- Problem:
Copy exactly the lines from the start of the material through the line with "plt.rcParams['font.family'] = ['Liberation". Pictures stay out of the copy.
[START Dataset extract]
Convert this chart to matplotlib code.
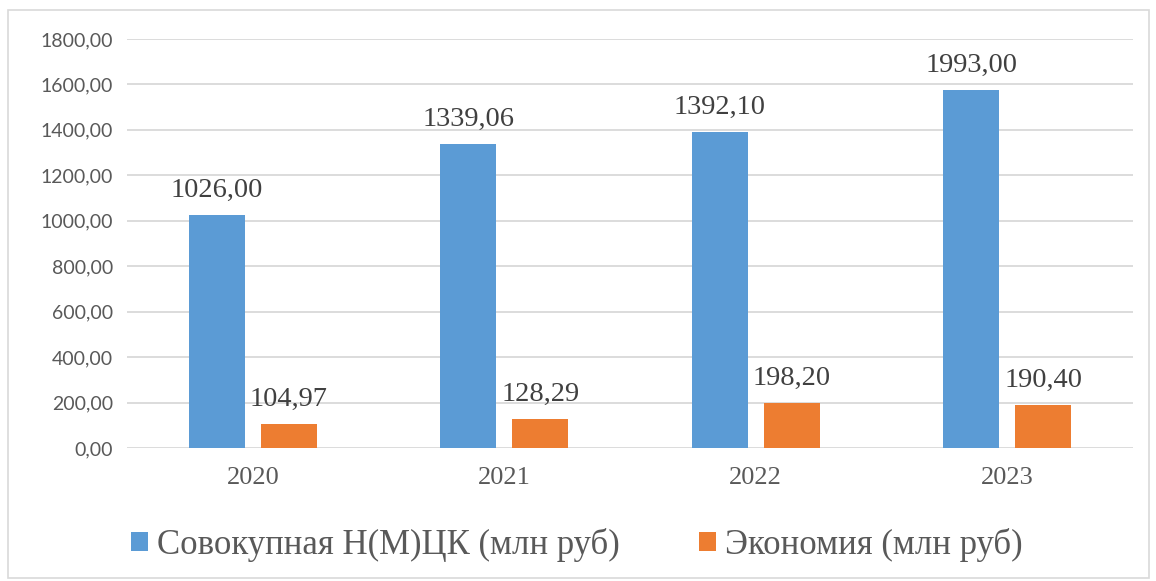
import matplotlib.pyplot as plt
import numpy as np
from matplotlib.patches import Rectangle

plt.rcParams['font.family'] = ['Liberation Serif', 'DejaVu Sans']

# data
years = ['2020', '2021', '2022', '2023']
total = [1026.00, 1339.06, 1392.10, 1575.00]      # bar heights as drawn
total_labels = ['1026,00', '1339,06', '1392,10', '1993,00']
savings = [104.97, 128.29, 198.20, 190.40]
savings_labels = ['104,97', '128,29', '198,20', '190,40']
yticks = [0, 200, 400, 600, 800, 1000, 1200, 1400, 1600, 1800]

blue = '#5b9bd5'
orange = '#ed7d31'
grey = '#595959'

fig = plt.figure(figsize=(11.56, 5.81), dpi=100)
# outer chart border
fig.patches.append(Rectangle((8 / 1156, 3 / 581), 1141 / 1156, 568 / 581,
                             transform=fig.transFigure, fill=False,
                             edgecolor='#d9d9d9', linewidth=1.2))

ax = fig.add_axes([0.110, 0.229, 0.870, 0.704])

x = np.arange(len(years))
w = 0.223
gap = 0.064
b1 = ax.bar(x - (w + gap) / 2, total, w, color=blue, label='Совокупная Н(М)ЦК (млн руб)', zorder=3)
b2 = ax.bar(x + (w + gap) / 2, savings, w, color=orange, label='Экономия (млн руб)', zorder=3)

for rect, txt in zip(list(b1) + list(b2), total_labels + savings_labels):
    ax.annotate(txt, (rect.get_x() + rect.get_width() / 2, rect.get_height()),
                xytext=(0, 8.5), textcoords='offset points', ha='center', va='bottom',
                fontsize=20.5, color='#404040')

ax.set_xlim(-0.5, 3.5)
ax.set_ylim(0, 1800)
ax.set_yticks(yticks)
ax.set_yticklabels([f'{v:.2f}'.replace('.', ',') for v in yticks],
                   fontsize=14, color=grey, family='Lato')
ax.set_xticks(x)
ax.set_xticklabels(years, fontsize=19, color=grey)
ax.tick_params(axis='both', length=0)
ax.tick_params(axis='x', pad=14)
ax.tick_params(axis='y', pad=10)
ax.grid(axis='y', color='#d9d9d9', linewidth=1.3, zorder=0)
for s in ax.spines.values():
    s.set_visible(False)

leg = fig.legend(loc='center', bbox_to_anchor=(0.499, 0.062), ncol=2, frameon=False,
                 handlelength=0.49, handleheight=0.49, handletextpad=0.25,
                 columnspacing=2.3, fontsize=25)
for t in leg.get_texts():
    t.set_color(grey)

fig.savefig('out.png', dpi=100)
[END Dataset extract]
- Solved problem:
Convert this chart to matplotlib code.
import matplotlib.pyplot as plt
import numpy as np
from matplotlib.patches import Rectangle

plt.rcParams['font.family'] = ['Liberation Serif', 'DejaVu Sans']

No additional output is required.